##### DATA BLOCK #####

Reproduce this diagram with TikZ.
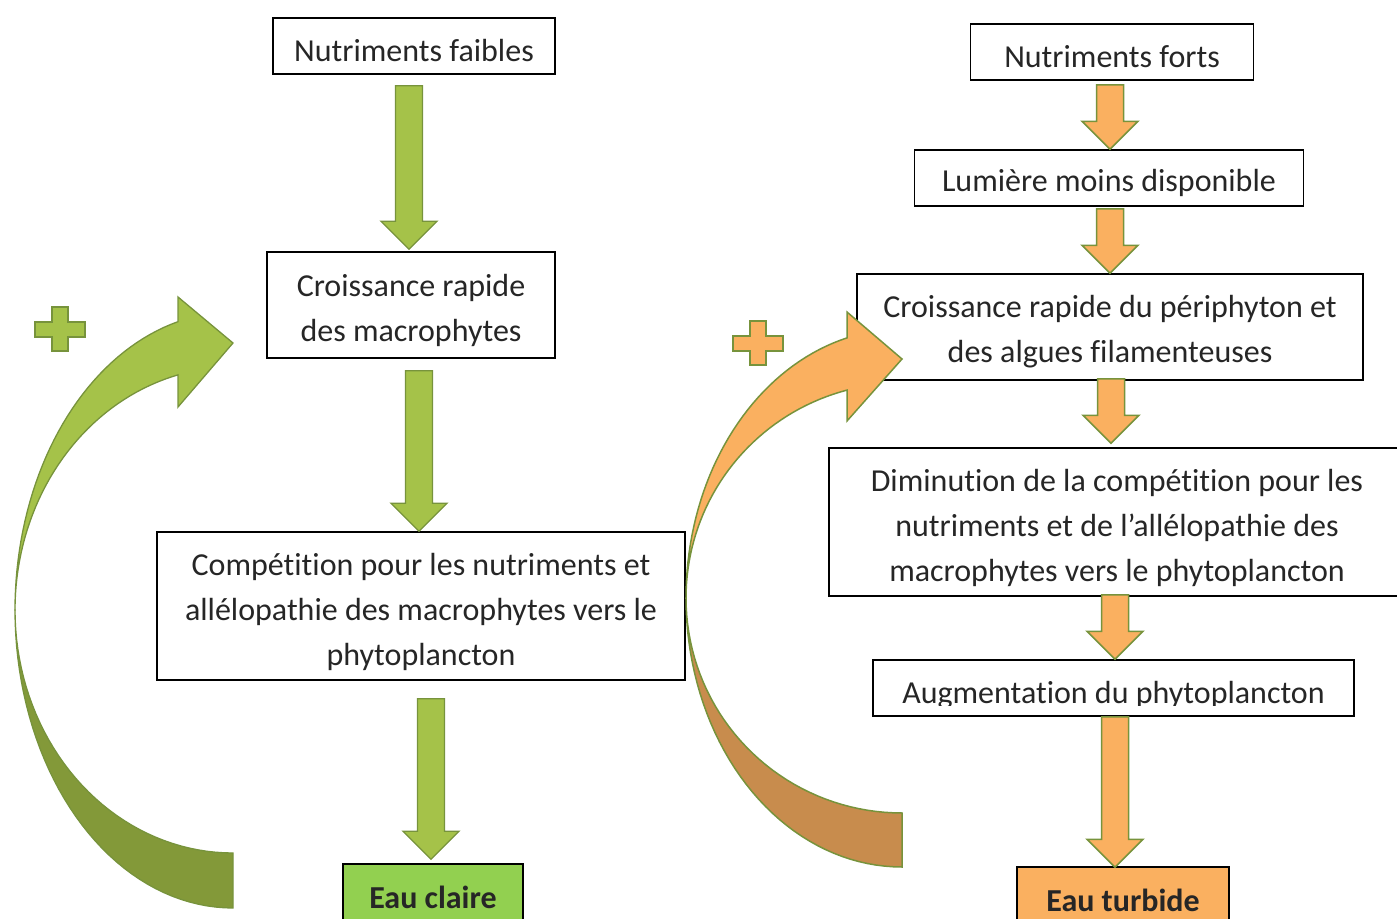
\documentclass[tikz,border=0pt]{standalone}
\usepackage{fontspec}
\setmainfont{Carlito}[Ligatures=NoCommon]
\usepackage{tikz}
\usetikzlibrary{positioning,calc}

\definecolor{txtgray}{RGB}{38,38,38}
\definecolor{greenL}{RGB}{165,194,73}
\definecolor{greenD}{RGB}{131,153,57}
\definecolor{oliveln}{RGB}{119,147,60}
\definecolor{orangeL}{RGB}{250,176,96}
\definecolor{orangeD}{RGB}{200,140,77}
\definecolor{clairfill}{RGB}{146,208,80}

% straight block arrow: style, top point, tip point
\newcommand{\blockarr}[3]{%
  \draw[#1] let \p1=(#2), \p2=(#3) in
    (\x1-13.5pt,\y1) -- (\x1+13.5pt,\y1) -- (\x1+13.5pt,\y2+28pt)
    -- (\x1+28pt,\y2+28pt) -- (\x1,\y2) -- (\x1-28pt,\y2+28pt)
    -- (\x1-13.5pt,\y2+28pt) -- cycle;}
% plus sign: style, centre
\newcommand{\plussign}[2]{%
  \draw[#1] ($(#2)+(-8,-22)$) -- ++(16,0) -- ++(0,15) -- ++(17,0) -- ++(0,15)
    -- ++(-17,0) -- ++(0,14) -- ++(-16,0) -- ++(0,-14) -- ++(-17,0)
    -- ++(0,-15) -- ++(17,0) -- cycle;}

\begin{document}
\begin{tikzpicture}[x=1pt,y=-1pt,
    box/.style={draw=black, line width=1.5pt, fill=white, inner sep=0pt},
    boxtxt/.style={yshift=-5pt, align=center, text=txtgray, font=\fontsize{32}{45}\selectfont},
    endbox/.style={draw=black, line width=1.5pt, inner sep=0pt, text=txtgray,
      font=\fontsize{32}{45}\selectfont\bfseries},
    greenarr/.style={fill=greenL, draw=oliveln, line width=1.3pt},
    orangearr/.style={fill=orangeL, draw=oliveln, line width=1.5pt}]
  \useasboundingbox (0,0) rectangle (1397,918);
  \clip (0,0) rectangle (1397,918);

  % Left column: low nutrients
  \node[box, minimum width=282, minimum height=56,
    label={[boxtxt]center:Nutriments faibles}] (faible) at (414,46) {};
  \node[box, minimum width=288, minimum height=106,
    label={[boxtxt]center:Croissance rapide\\des macrophytes}] (croissM) at (411,305) {};
  \node[box, minimum width=528, minimum height=148,
    label={[boxtxt, yshift=-1pt]center:Compétition pour les nutriments et\\allélopathie des macrophytes vers le\\phytoplancton}] (compet) at (421,606) {};
  \node[endbox, fill=clairfill, minimum width=180, minimum height=66] (claire) at (433,897) {Eau claire};

  % Right column: high nutrients
  \node[box, minimum width=283, minimum height=56,
    label={[boxtxt]center:Nutriments forts}] (fort) at (1112,52) {};
  \node[box, minimum width=389, minimum height=56,
    label={[boxtxt]center:Lumière moins disponible}] (lumiere) at (1109,178) {};
  \node[box, minimum width=506, minimum height=106,
    label={[boxtxt]center:Croissance rapide du périphyton et\\des algues filamenteuses}] (croissP) at (1110,327) {};
  \node[box, minimum width=576, minimum height=148,
    label={[boxtxt, yshift=-1pt]center:Diminution de la compétition pour les\\nutriments et de l’allélopathie des\\macrophytes vers le phytoplancton}] (diminu) at (1117,522) {};
  \node[box, minimum width=481, minimum height=56] (augment) at (1113.5,688) {};
  \begin{scope}
    \clip (870,662) rectangle (1352,705);
    \node[boxtxt, yshift=5pt, anchor=base] (augtxt) at (1113.5,703) {Augmentation du phytoplancton};
  \end{scope}
  \node[endbox, fill=orangeL, minimum width=212, minimum height=66] (turbide) at (1123,900) {Eau turbide};

  % Block arrows between the boxes
  \blockarr{greenarr}{$(faible.south)+(-5,11)$}{$(croissM.north)+(0,-2)$}
  \blockarr{greenarr}{$(croissM.south)+(8,12)$}{compet.north}
  \blockarr{greenarr}{$(compet.south)+(10,18)$}{$(claire.north)+(0,-4)$}
  \blockarr{orangearr}{$(fort.south)+(-2,4)$}{lumiere.north}
  \blockarr{orangearr}{$(lumiere.south)+(1,2)$}{croissP.north}
  \blockarr{orangearr}{$(croissP.south)+(1,-2)$}{$(diminu.north)+(0,-4)$}
  \blockarr{orangearr}{$(diminu.south)+(-2,-2)$}{augment.north}
  \blockarr{orangearr}{$(augment.south)+(1.5,0)$}{$(turbide.north)+(0,1)$}

  % Curved feedback arrow, left
  \draw[fill=greenD, draw=oliveln, line width=1.3pt]
    plot[domain=180:90, samples=40] ({233+218*cos(\x)},{610+298*sin(\x)})
    -- (233,853)
    -- plot[domain=90:180, samples=40] ({233+218*cos(\x)},{610+243*sin(\x)}) -- cycle;
  \draw[greenarr]
    plot[domain=180:255.4, samples=40] ({233+218*cos(\x)},{610+298*sin(\x)})
    -- (178,297) -- (233,343) -- (178,407)
    -- plot[domain=255.4:180, samples=40] ({233+218*cos(\x)},{610+243*sin(\x)}) -- cycle;
  \coordinate (plusL) at (60,329);
  \plussign{greenarr}{plusL}

  % Curved feedback arrow, right
  \draw[fill=orangeD, draw=oliveln, line width=1.5pt]
    plot[domain=180:90, samples=40] ({902+216*cos(\x)},{598+269*sin(\x)})
    -- (902,813)
    -- plot[domain=90:180, samples=40] ({902+216*cos(\x)},{598+215*sin(\x)}) -- cycle;
  \draw[orangearr]
    plot[domain=180:255.25, samples=40] ({902+216*cos(\x)},{598+269*sin(\x)})
    -- (847,312) -- (902,359) -- (847,421)
    -- plot[domain=255.25:180, samples=40] ({902+216*cos(\x)},{598+215*sin(\x)}) -- cycle;
  \coordinate (plusR) at (758,343);
  \plussign{orangearr}{plusR}
\end{tikzpicture}
\end{document}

#####

• [WHAT TO PRODUCE]:
Leave out the pictures and give the listing above again exactly.

• [TASK OUTPUT]:
Reproduce this diagram with TikZ.
\documentclass[tikz,border=0pt]{standalone}
\usepackage{fontspec}
\setmainfont{Carlito}[Ligatures=NoCommon]
\usepackage{tikz}
\usetikzlibrary{positioning,calc}

\definecolor{txtgray}{RGB}{38,38,38}
\definecolor{greenL}{RGB}{165,194,73}
\definecolor{greenD}{RGB}{131,153,57}
\definecolor{oliveln}{RGB}{119,147,60}
\definecolor{orangeL}{RGB}{250,176,96}
\definecolor{orangeD}{RGB}{200,140,77}
\definecolor{clairfill}{RGB}{146,208,80}

% straight block arrow: style, top point, tip point
\newcommand{\blockarr}[3]{%
  \draw[#1] let \p1=(#2), \p2=(#3) in
    (\x1-13.5pt,\y1) -- (\x1+13.5pt,\y1) -- (\x1+13.5pt,\y2+28pt)
    -- (\x1+28pt,\y2+28pt) -- (\x1,\y2) -- (\x1-28pt,\y2+28pt)
    -- (\x1-13.5pt,\y2+28pt) -- cycle;}
% plus sign: style, centre
\newcommand{\plussign}[2]{%
  \draw[#1] ($(#2)+(-8,-22)$) -- ++(16,0) -- ++(0,15) -- ++(17,0) -- ++(0,15)
    -- ++(-17,0) -- ++(0,14) -- ++(-16,0) -- ++(0,-14) -- ++(-17,0)
    -- ++(0,-15) -- ++(17,0) -- cycle;}

\begin{document}
\begin{tikzpicture}[x=1pt,y=-1pt,
    box/.style={draw=black, line width=1.5pt, fill=white, inner sep=0pt},
    boxtxt/.style={yshift=-5pt, align=center, text=txtgray, font=\fontsize{32}{45}\selectfont},
    endbox/.style={draw=black, line width=1.5pt, inner sep=0pt, text=txtgray,
      font=\fontsize{32}{45}\selectfont\bfseries},
    greenarr/.style={fill=greenL, draw=oliveln, line width=1.3pt},
    orangearr/.style={fill=orangeL, draw=oliveln, line width=1.5pt}]
  \useasboundingbox (0,0) rectangle (1397,918);
  \clip (0,0) rectangle (1397,918);

  % Left column: low nutrients
  \node[box, minimum width=282, minimum height=56,
    label={[boxtxt]center:Nutriments faibles}] (faible) at (414,46) {};
  \node[box, minimum width=288, minimum height=106,
    label={[boxtxt]center:Croissance rapide\\des macrophytes}] (croissM) at (411,305) {};
  \node[box, minimum width=528, minimum height=148,
    label={[boxtxt, yshift=-1pt]center:Compétition pour les nutriments et\\allélopathie des macrophytes vers le\\phytoplancton}] (compet) at (421,606) {};
  \node[endbox, fill=clairfill, minimum width=180, minimum height=66] (claire) at (433,897) {Eau claire};

  % Right column: high nutrients
  \node[box, minimum width=283, minimum height=56,
    label={[boxtxt]center:Nutriments forts}] (fort) at (1112,52) {};
  \node[box, minimum width=389, minimum height=56,
    label={[boxtxt]center:Lumière moins disponible}] (lumiere) at (1109,178) {};
  \node[box, minimum width=506, minimum height=106,
    label={[boxtxt]center:Croissance rapide du périphyton et\\des algues filamenteuses}] (croissP) at (1110,327) {};
  \node[box, minimum width=576, minimum height=148,
    label={[boxtxt, yshift=-1pt]center:Diminution de la compétition pour les\\nutriments et de l’allélopathie des\\macrophytes vers le phytoplancton}] (diminu) at (1117,522) {};
  \node[box, minimum width=481, minimum height=56] (augment) at (1113.5,688) {};
  \begin{scope}
    \clip (870,662) rectangle (1352,705);
    \node[boxtxt, yshift=5pt, anchor=base] (augtxt) at (1113.5,703) {Augmentation du phytoplancton};
  \end{scope}
  \node[endbox, fill=orangeL, minimum width=212, minimum height=66] (turbide) at (1123,900) {Eau turbide};

  % Block arrows between the boxes
  \blockarr{greenarr}{$(faible.south)+(-5,11)$}{$(croissM.north)+(0,-2)$}
  \blockarr{greenarr}{$(croissM.south)+(8,12)$}{compet.north}
  \blockarr{greenarr}{$(compet.south)+(10,18)$}{$(claire.north)+(0,-4)$}
  \blockarr{orangearr}{$(fort.south)+(-2,4)$}{lumiere.north}
  \blockarr{orangearr}{$(lumiere.south)+(1,2)$}{croissP.north}
  \blockarr{orangearr}{$(croissP.south)+(1,-2)$}{$(diminu.north)+(0,-4)$}
  \blockarr{orangearr}{$(diminu.south)+(-2,-2)$}{augment.north}
  \blockarr{orangearr}{$(augment.south)+(1.5,0)$}{$(turbide.north)+(0,1)$}

  % Curved feedback arrow, left
  \draw[fill=greenD, draw=oliveln, line width=1.3pt]
    plot[domain=180:90, samples=40] ({233+218*cos(\x)},{610+298*sin(\x)})
    -- (233,853)
    -- plot[domain=90:180, samples=40] ({233+218*cos(\x)},{610+243*sin(\x)}) -- cycle;
  \draw[greenarr]
    plot[domain=180:255.4, samples=40] ({233+218*cos(\x)},{610+298*sin(\x)})
    -- (178,297) -- (233,343) -- (178,407)
    -- plot[domain=255.4:180, samples=40] ({233+218*cos(\x)},{610+243*sin(\x)}) -- cycle;
  \coordinate (plusL) at (60,329);
  \plussign{greenarr}{plusL}

  % Curved feedback arrow, right
  \draw[fill=orangeD, draw=oliveln, line width=1.5pt]
    plot[domain=180:90, samples=40] ({902+216*cos(\x)},{598+269*sin(\x)})
    -- (902,813)
    -- plot[domain=90:180, samples=40] ({902+216*cos(\x)},{598+215*sin(\x)}) -- cycle;
  \draw[orangearr]
    plot[domain=180:255.25, samples=40] ({902+216*cos(\x)},{598+269*sin(\x)})
    -- (847,312) -- (902,359) -- (847,421)
    -- plot[domain=255.25:180, samples=40] ({902+216*cos(\x)},{598+215*sin(\x)}) -- cycle;
  \coordinate (plusR) at (758,343);
  \plussign{orangearr}{plusR}
\end{tikzpicture}
\end{document}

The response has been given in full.